Since completing the MSGH program I have worked in a number of roles focusing on international development. Right out of grad school, I joined Management Sciences for Health (MSH) as a proposal recruiter, working with the Business Development (BD) Team to identify key personnel for upcoming grant applications. In that role I travelled to both Nairobi, Kenya and Abuja, Nigeria to meet field staff, conduct interviews, and support proposal development. In 2017, I moved to a new role at Medical Care Development International (MCDI) where I have supported 6 different health projects focused on preventing zika, malaria, and cervical cancer. I have travelled to San Salvador, El Salvador, Malabo, Equatorial Guinea, and attended the Multilateral Initiative on Malaria Conference in Dakar, Senegal. This past year (2018) I presented my first poster at the American Society for Tropical Medicine and Hygiene (ASTMH) Annual Meeting. Currently, I am a Business Development Officer here at MCDI, where I support the organization’s strategic plan through relationship building, proposal development, and knowledge management. In a BD role, we are often required to learn and master new subject matter on a monthly and even weekly basis. My experience at Georgetown University prepared me for these “crash course” demands. The interdisciplinary nature of the courses offered by the MSGH program gave me a basic understanding of many subject areas, providing a foundation of Global Health methods and topics.
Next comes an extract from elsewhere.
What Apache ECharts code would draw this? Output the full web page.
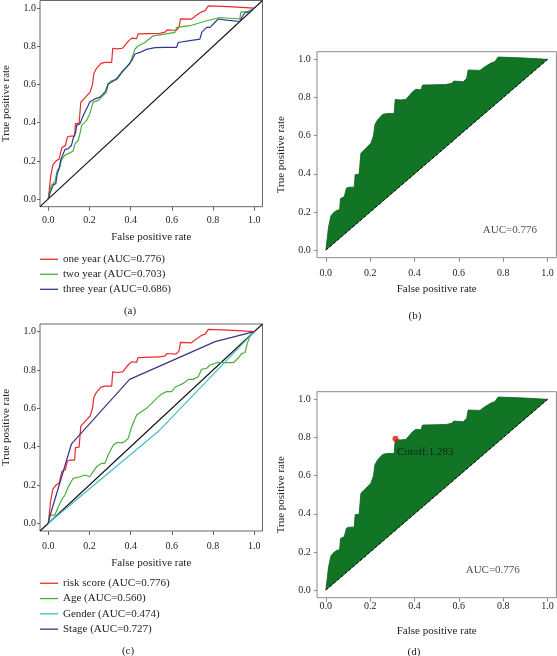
<!DOCTYPE html>
<html><head><meta charset="utf-8">
<script src="https://cdn.jsdelivr.net/npm/echarts@6/dist/echarts.min.js"></script>
<style>html,body{margin:0;padding:0;background:#fff}#c{width:557px;height:656px}</style>
</head><body><div id="c"></div>
<script>
// ---------- data ----------
const tickValues = [0, 0.2, 0.4, 0.6, 0.8, 1.0];
const axisMin = -0.04, axisMax = 1.04;

// risk score / one year ROC
const rocFpr = [0, 0.007, 0.012, 0.023, 0.038, 0.053, 0.062, 0.066, 0.083, 0.093, 0.108, 0.128, 0.132, 0.15, 0.158, 0.18, 0.203, 0.215, 0.221, 0.233, 0.256, 0.275, 0.308, 0.313, 0.335, 0.361, 0.391, 0.406, 0.429, 0.436, 0.541, 0.567, 0.577, 0.62, 0.635, 0.642, 0.695, 0.717, 0.747, 0.762, 0.777, 0.875, 1.0];
const rocTpr = [0, 0.07, 0.12, 0.18, 0.2, 0.21, 0.21, 0.27, 0.28, 0.325, 0.33, 0.33, 0.395, 0.398, 0.507, 0.533, 0.56, 0.6, 0.656, 0.682, 0.711, 0.716, 0.716, 0.79, 0.787, 0.79, 0.83, 0.843, 0.84, 0.865, 0.868, 0.874, 0.886, 0.883, 0.9, 0.944, 0.942, 0.961, 0.982, 0.987, 1.012, 1.008, 1.0];

// two year ROC
const twoFpr = [0, 0.008, 0.016, 0.032, 0.044, 0.057, 0.065, 0.081, 0.105, 0.121, 0.13, 0.146, 0.154, 0.162, 0.186, 0.202, 0.218, 0.243, 0.259, 0.283, 0.291, 0.307, 0.331, 0.348, 0.364, 0.38, 0.396, 0.413, 0.421, 0.437, 0.469, 0.51, 0.566, 0.615, 0.623, 0.688, 0.769, 0.833, 0.93, 0.935, 0.963, 1.0];
const twoTpr = [0, 0.047, 0.073, 0.09, 0.15, 0.17, 0.207, 0.23, 0.242, 0.252, 0.29, 0.308, 0.343, 0.386, 0.412, 0.447, 0.508, 0.517, 0.534, 0.56, 0.603, 0.62, 0.624, 0.647, 0.673, 0.694, 0.708, 0.76, 0.786, 0.803, 0.82, 0.855, 0.864, 0.873, 0.899, 0.908, 0.934, 0.951, 0.943, 0.98, 0.98, 1.0];

// three year ROC
const threeFpr = [0, 0.011, 0.024, 0.037, 0.044, 0.053, 0.06, 0.07, 0.081, 0.097, 0.113, 0.121, 0.133, 0.138, 0.154, 0.17, 0.186, 0.202, 0.227, 0.251, 0.275, 0.291, 0.307, 0.331, 0.356, 0.38, 0.405, 0.421, 0.445, 0.477, 0.518, 0.566, 0.623, 0.631, 0.688, 0.736, 0.745, 0.769, 0.785, 0.825, 0.866, 0.93, 0.939, 0.955, 0.98, 1.0];
const threeTpr = [0, 0.038, 0.073, 0.082, 0.134, 0.16, 0.203, 0.23, 0.259, 0.264, 0.282, 0.317, 0.351, 0.386, 0.395, 0.438, 0.473, 0.508, 0.525, 0.534, 0.56, 0.603, 0.612, 0.63, 0.664, 0.69, 0.725, 0.76, 0.768, 0.784, 0.793, 0.795, 0.795, 0.82, 0.83, 0.838, 0.873, 0.899, 0.899, 0.943, 0.937, 0.93, 0.951, 0.977, 0.98, 1.0];

// Age ROC
const ageFpr = [0, 0.008, 0.032, 0.049, 0.065, 0.081, 0.097, 0.121, 0.154, 0.178, 0.202, 0.218, 0.235, 0.259, 0.275, 0.291, 0.316, 0.332, 0.364, 0.388, 0.405, 0.429, 0.453, 0.477, 0.502, 0.526, 0.55, 0.574, 0.599, 0.615, 0.639, 0.655, 0.68, 0.704, 0.728, 0.744, 0.769, 0.785, 0.817, 0.898, 0.922, 0.939, 0.955, 0.966, 0.979, 1.0];
const ageTpr = [0, 0.043, 0.043, 0.087, 0.122, 0.148, 0.19, 0.235, 0.243, 0.252, 0.243, 0.27, 0.296, 0.313, 0.313, 0.357, 0.409, 0.421, 0.421, 0.443, 0.504, 0.565, 0.583, 0.6, 0.626, 0.652, 0.675, 0.687, 0.687, 0.71, 0.722, 0.73, 0.751, 0.751, 0.765, 0.803, 0.809, 0.826, 0.838, 0.838, 0.861, 0.887, 0.89, 0.939, 0.974, 1.0];

// Gender ROC
const genderFpr = [0, 0.535, 1.0];
const genderTpr = [0, 0.48, 1.0];

// Stage ROC
const stageFpr = [0, 0.01, 0.113, 0.395, 0.81, 1.0];
const stageTpr = [0, 0.045, 0.415, 0.751, 0.948, 1.0];

// chance line
const diagX = [0, 1];
const diagY = [0, 1];

// cutoff point and annotations
const cutoffPoint = [0.314, 0.793];
const cutoffText = 'Cutoff:1.283';
const aucText = 'AUC=0.776';
const aucPosB = [0.83, 0.105];
const aucPosD = [0.753, 0.105];

const legendA = ['one year (AUC=0.776)', 'two year (AUC=0.703)', 'three year (AUC=0.686)'];
const legendC = ['risk score (AUC=0.776)', 'Age (AUC=0.560)', 'Gender (AUC=0.474)', 'Stage (AUC=0.727)'];
const captions = ['(a)', '(b)', '(c)', '(d)'];

// ---------- styling ----------
const FONT = 'Liberation Serif';
const TXT = '#1e1e1e';
const RED = '#ec2a2e', GREEN = '#4cae3f', BLUE = '#2c3b8f', CYAN = '#45bccb', STAGE = '#3a3580', FILL = '#127526';

function pairs(xs, ys) { return xs.map((x, i) => [x, ys[i]]); }

const grids = [
  { left: 40, top: 0.5, width: 222.5, height: 206.2, show: true, borderColor: '#666', borderWidth: 1 },
  { left: 317, top: 51.7, width: 239.4, height: 206, show: true, borderColor: '#8a8a8a', borderWidth: 1 },
  { left: 40, top: 324, width: 222.5, height: 207, show: true, borderColor: '#666', borderWidth: 1 },
  { left: 317, top: 391.7, width: 239.4, height: 206, show: true, borderColor: '#8a8a8a', borderWidth: 1 }
];
const xMargins = [9, 10.5, 10, 4];
const xGaps = [24.8, 26.2, 26.2, 28];
const yMargins = [4, 6.3, 4, 6.3];
const yGaps = [28, 30, 28, 30];

function xAx(i) {
  return {
    type: 'value', gridIndex: i, min: axisMin, max: axisMax,
    axisLine: { show: false, onZero: false },
    axisTick: { show: true, customValues: tickValues, length: 4, lineStyle: { color: grids[i].borderColor, width: 1 } },
    axisLabel: { customValues: tickValues, formatter: v => Number(v).toFixed(1), margin: xMargins[i], fontFamily: FONT, fontSize: 10, color: TXT },
    splitLine: { show: false },
    name: 'False positive rate', nameLocation: 'middle', nameGap: xGaps[i],
    nameTextStyle: { fontFamily: FONT, fontSize: 11, color: TXT }
  };
}
function yAx(i) {
  return {
    type: 'value', gridIndex: i, min: axisMin, max: axisMax,
    axisLine: { show: false, onZero: false },
    axisTick: { show: true, customValues: tickValues, length: 3, lineStyle: { color: grids[i].borderColor, width: 1 } },
    axisLabel: { customValues: tickValues, formatter: v => Number(v).toFixed(1), margin: yMargins[i], fontFamily: FONT, fontSize: 10, color: TXT },
    splitLine: { show: false },
    name: 'True positive rate', nameLocation: 'middle', nameGap: yGaps[i],
    nameTextStyle: { fontFamily: FONT, fontSize: 11, color: TXT }
  };
}

function curve(name, gi, xs, ys, color) {
  return {
    type: 'line', name, xAxisIndex: gi, yAxisIndex: gi, data: pairs(xs, ys),
    symbol: 'none', showSymbol: false, silent: true,
    lineStyle: { color, width: 1.2 }, itemStyle: { color }
  };
}
function abline(gi) {
  return {
    type: 'line', xAxisIndex: gi, yAxisIndex: gi, data: [[axisMin, axisMin], [axisMax, axisMax]],
    symbol: 'none', silent: true, lineStyle: { color: '#111', width: 1.1 }, z: 1
  };
}
function areaPoly(gi) {
  return {
    type: 'custom', xAxisIndex: gi, yAxisIndex: gi, data: pairs(rocFpr, rocTpr), silent: true,
    renderItem: function (params, api) {
      if (params.dataIndex !== 0) return null;
      const pts = rocFpr.map((x, i) => api.coord([x, rocTpr[i]]));
      pts.push(api.coord([diagX[1], diagY[1]]));
      pts.push(api.coord([diagX[0], diagY[0]]));
      return { type: 'polygon', shape: { points: pts }, style: { fill: FILL, stroke: '#0d5f1d', lineWidth: 0.8 } };
    }
  };
}
function dashedDiag(gi) {
  return {
    type: 'line', xAxisIndex: gi, yAxisIndex: gi, data: pairs(diagX, diagY), symbol: 'none', silent: true,
    lineStyle: { color: '#000', width: 1, type: [3, 2] }, z: 5
  };
}
function textAt(gi, pos, text) {
  return {
    type: 'scatter', xAxisIndex: gi, yAxisIndex: gi, data: [pos], symbolSize: 1, silent: true,
    itemStyle: { color: 'rgba(0,0,0,0)' },
    label: { show: true, position: 'inside', formatter: text, fontFamily: FONT, fontSize: 11, color: TXT }
  };
}

const series = [
  // (a)
  curve(legendA[0], 0, rocFpr, rocTpr, RED),
  curve(legendA[1], 0, twoFpr, twoTpr, GREEN),
  curve(legendA[2], 0, threeFpr, threeTpr, BLUE),
  abline(0),
  // (b)
  areaPoly(1), dashedDiag(1), textAt(1, aucPosB, aucText),
  // (c)
  curve(legendC[0], 2, rocFpr, rocTpr, RED),
  curve(legendC[1], 2, ageFpr, ageTpr, GREEN),
  curve(legendC[2], 2, genderFpr, genderTpr, CYAN),
  curve(legendC[3], 2, stageFpr, stageTpr, STAGE),
  abline(2),
  // (d)
  areaPoly(3), dashedDiag(3), textAt(3, aucPosD, aucText),
  {
    type: 'scatter', xAxisIndex: 3, yAxisIndex: 3, data: [cutoffPoint], symbolSize: 6, silent: true, z: 10,
    itemStyle: { color: '#ff1010' },
    label: { show: true, position: [4.6, 16], align: 'left', verticalAlign: 'middle', formatter: cutoffText, fontFamily: FONT, fontSize: 11, color: '#111' }
  }
];

const legendBase = {
  orient: 'vertical', left: 40, icon: 'rect', itemWidth: 18, itemHeight: 1.3, itemGap: 0, padding: 0,
  selectedMode: false
};

const option = {
  animation: false,
  backgroundColor: '#fff',
  grid: grids,
  xAxis: [0, 1, 2, 3].map(xAx),
  yAxis: [0, 1, 2, 3].map(yAx),
  legend: [
    Object.assign({}, legendBase, { data: legendA, top: 251.8, textStyle: { fontFamily: FONT, fontSize: 11, color: TXT, lineHeight: 15 } }),
    Object.assign({}, legendBase, { data: legendC, top: 575.6, textStyle: { fontFamily: FONT, fontSize: 11, color: TXT, lineHeight: 15.3 } })
  ],
  graphic: [
    { type: 'text', x: 130, y: 310.7, style: { text: captions[0], fontFamily: FONT, fontSize: 11, fill: TXT, align: 'center', verticalAlign: 'middle' } },
    { type: 'text', x: 415, y: 316, style: { text: captions[1], fontFamily: FONT, fontSize: 11, fill: TXT, align: 'center', verticalAlign: 'middle' } },
    { type: 'text', x: 128, y: 650.7, style: { text: captions[2], fontFamily: FONT, fontSize: 11, fill: TXT, align: 'center', verticalAlign: 'middle' } },
    { type: 'text', x: 414, y: 652.3, style: { text: captions[3], fontFamily: FONT, fontSize: 11, fill: TXT, align: 'center', verticalAlign: 'middle' } }
  ],
  series
};

const chart = echarts.init(document.getElementById('c'), null, { renderer: 'canvas' });
chart.setOption(option);
</script>
</body></html>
What makes Washington, DC a great place to pursue graduate study?

I moved to Washington, D.C. on the first day of the MSGH program in 2013 and I haven’t looked back. A program in the District provides access and exposure to so many opportunities for professional growth. The international development community here is focused on engaging with and learning from one another, and not a week goes by without news of an upcoming workshop or conference. The social nature of the city also encourages that cross-learning and collaboration, and the sheer number of international organizations both large and small is an asset during a job hunt!

Would you recommend Georgetown's MSGH program to a budding global health professional?

The MSGH program at Georgetown University is a great choice for anyone looking to continue their education in Global Public Health. The professors provide amazing context due to their first-hand experience working in the field as scholars. The broad exposure to Global Health topics provides the opportunity for students to build a strong technical foundation. The long-standing connections with investigative centers in low- and middle-income countries provide a great platform for learning research students. The lasting connections I made at Georgetown with colleagues and professors will impact my professional development for years to come!